What will happen to my investments if I file for bankruptcy?

On Behalf of | Dec 29, 2023 | Bankruptcy |

Personal bankruptcy is often the last line of protection for those struggling with major financial challenges. Whether a professional lost their job unexpectedly or someone had massive unanticipated medical costs, their debts may exceed their ability to pay. Creditors who do not receive funds quickly from someone who owes them money may eventually become aggressive about debt collection. Florida adults struggling with overwhelming debt or reduced income often have few options other than filing for personal bankruptcy.

However, they may worry about filing because they don’t want to lose their other resources. No one wants to sacrifice their future financial stability to end current financial challenges. Retirement savings, including 401(k)s, 403(b)s and Roth IRAs are often a major source of concern during bankruptcy. Are those resources at risk?

Not all bankruptcies require liquidation

Most people know that bankruptcy can lead to the mandatory sale or liquidation of certain personal assets. Whether or not someone’s assets are subject to liquidation during bankruptcy depends in part on the type of bankruptcy they file.

Liquidation usually only occurs in a Chapter 7 bankruptcy. Chapter 13 bankruptcy requires a repayment plan and therefore does not trigger liquidation requirements. Even in a Chapter 7 bankruptcy scenario, individuals can often protect some or all of their retirement savings.

Certain accounts are exempt

Under current Florida statutes, Chapter 7 bankruptcy typically does not endanger retirement savings or pensions. Retirement resources are generally exempt from liquidation if someone either has a pension through their employer or uses specialized retirement accounts. Roth IRAs, 401(k)s and 403(b) accounts generally all have protection from liquidation in a Chapter 7 filing.

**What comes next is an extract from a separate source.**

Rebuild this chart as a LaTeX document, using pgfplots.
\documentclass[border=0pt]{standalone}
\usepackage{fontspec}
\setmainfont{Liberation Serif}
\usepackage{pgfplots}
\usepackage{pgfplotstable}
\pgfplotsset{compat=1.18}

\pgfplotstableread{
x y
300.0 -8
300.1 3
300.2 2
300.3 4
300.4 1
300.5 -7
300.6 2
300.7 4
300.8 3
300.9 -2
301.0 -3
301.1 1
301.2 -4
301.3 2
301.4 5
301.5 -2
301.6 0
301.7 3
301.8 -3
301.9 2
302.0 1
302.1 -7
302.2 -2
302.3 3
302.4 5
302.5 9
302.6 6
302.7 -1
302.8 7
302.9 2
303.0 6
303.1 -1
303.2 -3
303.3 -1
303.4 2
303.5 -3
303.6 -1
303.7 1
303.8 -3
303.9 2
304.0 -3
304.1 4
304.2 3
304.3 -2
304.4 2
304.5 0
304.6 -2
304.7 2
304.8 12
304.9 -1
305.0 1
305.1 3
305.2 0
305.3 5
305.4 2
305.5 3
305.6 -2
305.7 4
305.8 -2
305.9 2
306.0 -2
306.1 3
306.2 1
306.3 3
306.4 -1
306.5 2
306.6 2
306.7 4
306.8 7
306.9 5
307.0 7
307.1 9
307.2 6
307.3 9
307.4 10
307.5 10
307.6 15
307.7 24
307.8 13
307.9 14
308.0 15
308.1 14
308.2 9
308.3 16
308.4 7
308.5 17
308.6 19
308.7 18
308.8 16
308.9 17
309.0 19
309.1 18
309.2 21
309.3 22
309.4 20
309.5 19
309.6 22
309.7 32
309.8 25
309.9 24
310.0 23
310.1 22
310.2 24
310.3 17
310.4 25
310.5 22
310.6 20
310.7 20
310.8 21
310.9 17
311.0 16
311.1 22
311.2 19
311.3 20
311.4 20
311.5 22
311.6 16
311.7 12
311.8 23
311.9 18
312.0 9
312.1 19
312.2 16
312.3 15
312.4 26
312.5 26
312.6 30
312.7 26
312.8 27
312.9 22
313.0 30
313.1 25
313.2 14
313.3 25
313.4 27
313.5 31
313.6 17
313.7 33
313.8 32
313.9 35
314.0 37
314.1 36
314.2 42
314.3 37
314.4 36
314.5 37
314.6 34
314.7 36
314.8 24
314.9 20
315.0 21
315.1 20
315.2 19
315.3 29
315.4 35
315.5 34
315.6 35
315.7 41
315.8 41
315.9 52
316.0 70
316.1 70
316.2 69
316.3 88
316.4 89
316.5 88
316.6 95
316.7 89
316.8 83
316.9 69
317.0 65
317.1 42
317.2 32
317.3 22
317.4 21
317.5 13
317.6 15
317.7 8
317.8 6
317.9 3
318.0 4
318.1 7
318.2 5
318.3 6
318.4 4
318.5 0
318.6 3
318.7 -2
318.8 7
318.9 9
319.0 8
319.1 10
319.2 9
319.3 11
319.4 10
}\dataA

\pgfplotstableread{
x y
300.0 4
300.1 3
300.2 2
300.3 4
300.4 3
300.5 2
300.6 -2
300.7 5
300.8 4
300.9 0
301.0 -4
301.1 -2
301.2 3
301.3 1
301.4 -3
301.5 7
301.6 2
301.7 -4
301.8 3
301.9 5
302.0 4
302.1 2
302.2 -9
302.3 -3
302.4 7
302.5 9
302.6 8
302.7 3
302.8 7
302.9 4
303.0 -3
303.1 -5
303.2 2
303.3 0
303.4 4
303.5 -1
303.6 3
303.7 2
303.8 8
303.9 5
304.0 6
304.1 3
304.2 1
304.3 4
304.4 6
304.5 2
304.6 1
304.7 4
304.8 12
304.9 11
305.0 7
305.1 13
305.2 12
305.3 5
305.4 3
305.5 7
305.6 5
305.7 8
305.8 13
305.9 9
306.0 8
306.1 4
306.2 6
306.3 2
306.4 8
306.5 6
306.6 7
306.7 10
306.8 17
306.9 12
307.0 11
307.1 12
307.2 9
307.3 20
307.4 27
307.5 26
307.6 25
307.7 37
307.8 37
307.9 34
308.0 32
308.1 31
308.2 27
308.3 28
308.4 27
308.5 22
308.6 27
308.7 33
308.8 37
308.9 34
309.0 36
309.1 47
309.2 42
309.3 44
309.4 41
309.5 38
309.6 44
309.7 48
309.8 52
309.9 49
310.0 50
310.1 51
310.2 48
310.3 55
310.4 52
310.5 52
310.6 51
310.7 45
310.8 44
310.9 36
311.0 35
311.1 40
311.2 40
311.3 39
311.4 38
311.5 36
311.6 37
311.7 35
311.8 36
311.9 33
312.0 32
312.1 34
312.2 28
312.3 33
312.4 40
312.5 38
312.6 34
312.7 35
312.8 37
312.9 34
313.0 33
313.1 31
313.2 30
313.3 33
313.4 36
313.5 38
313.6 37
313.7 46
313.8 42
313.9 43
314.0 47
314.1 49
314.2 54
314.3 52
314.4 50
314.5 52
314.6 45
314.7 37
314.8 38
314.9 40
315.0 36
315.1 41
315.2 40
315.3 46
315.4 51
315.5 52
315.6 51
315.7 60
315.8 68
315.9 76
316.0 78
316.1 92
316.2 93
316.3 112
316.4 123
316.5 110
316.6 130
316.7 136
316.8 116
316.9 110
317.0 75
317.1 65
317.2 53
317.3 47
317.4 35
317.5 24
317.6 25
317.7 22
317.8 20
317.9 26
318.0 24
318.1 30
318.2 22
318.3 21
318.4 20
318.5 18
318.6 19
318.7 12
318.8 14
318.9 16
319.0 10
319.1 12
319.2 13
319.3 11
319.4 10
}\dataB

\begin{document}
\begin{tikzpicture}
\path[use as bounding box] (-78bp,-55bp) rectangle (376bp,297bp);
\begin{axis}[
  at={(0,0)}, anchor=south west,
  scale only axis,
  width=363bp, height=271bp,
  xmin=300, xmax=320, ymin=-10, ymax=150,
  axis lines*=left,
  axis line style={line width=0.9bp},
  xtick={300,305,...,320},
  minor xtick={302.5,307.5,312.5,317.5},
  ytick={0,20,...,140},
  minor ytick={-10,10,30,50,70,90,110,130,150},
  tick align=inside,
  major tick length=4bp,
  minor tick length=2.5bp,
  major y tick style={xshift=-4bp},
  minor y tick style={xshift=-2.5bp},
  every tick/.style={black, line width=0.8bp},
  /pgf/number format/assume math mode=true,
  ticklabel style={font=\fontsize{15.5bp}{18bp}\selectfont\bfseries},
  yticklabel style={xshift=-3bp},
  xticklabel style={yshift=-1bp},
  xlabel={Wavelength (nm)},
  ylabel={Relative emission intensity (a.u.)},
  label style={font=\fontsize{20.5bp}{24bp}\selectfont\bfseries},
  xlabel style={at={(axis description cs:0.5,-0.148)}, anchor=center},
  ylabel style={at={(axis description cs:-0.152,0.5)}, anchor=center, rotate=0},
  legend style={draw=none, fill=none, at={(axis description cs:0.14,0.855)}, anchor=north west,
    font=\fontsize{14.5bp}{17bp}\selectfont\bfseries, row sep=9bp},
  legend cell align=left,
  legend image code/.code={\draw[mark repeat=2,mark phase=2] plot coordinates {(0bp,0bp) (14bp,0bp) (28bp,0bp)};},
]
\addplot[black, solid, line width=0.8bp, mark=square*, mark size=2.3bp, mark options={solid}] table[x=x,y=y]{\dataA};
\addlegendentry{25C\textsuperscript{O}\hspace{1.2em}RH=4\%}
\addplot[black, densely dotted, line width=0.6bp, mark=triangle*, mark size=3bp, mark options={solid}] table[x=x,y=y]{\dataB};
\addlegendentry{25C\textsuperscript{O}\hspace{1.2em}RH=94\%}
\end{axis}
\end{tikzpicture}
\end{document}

Sadly, the same is not necessarily true for personal investments intended for retirement. Resources held in mutual funds or stocks purchased to provide income during retirement may be subject to liquidation in a Chapter 7 bankruptcy. Even then, there may be tactics that people can use to reduce how much of their resources are at risk.

For the most part, those pursuing bankruptcy in Florida can move forward without much fear of their filing preventing their retirement. Learning more about the Florida rules for bankruptcy may help those who are struggling financially and looking for relief.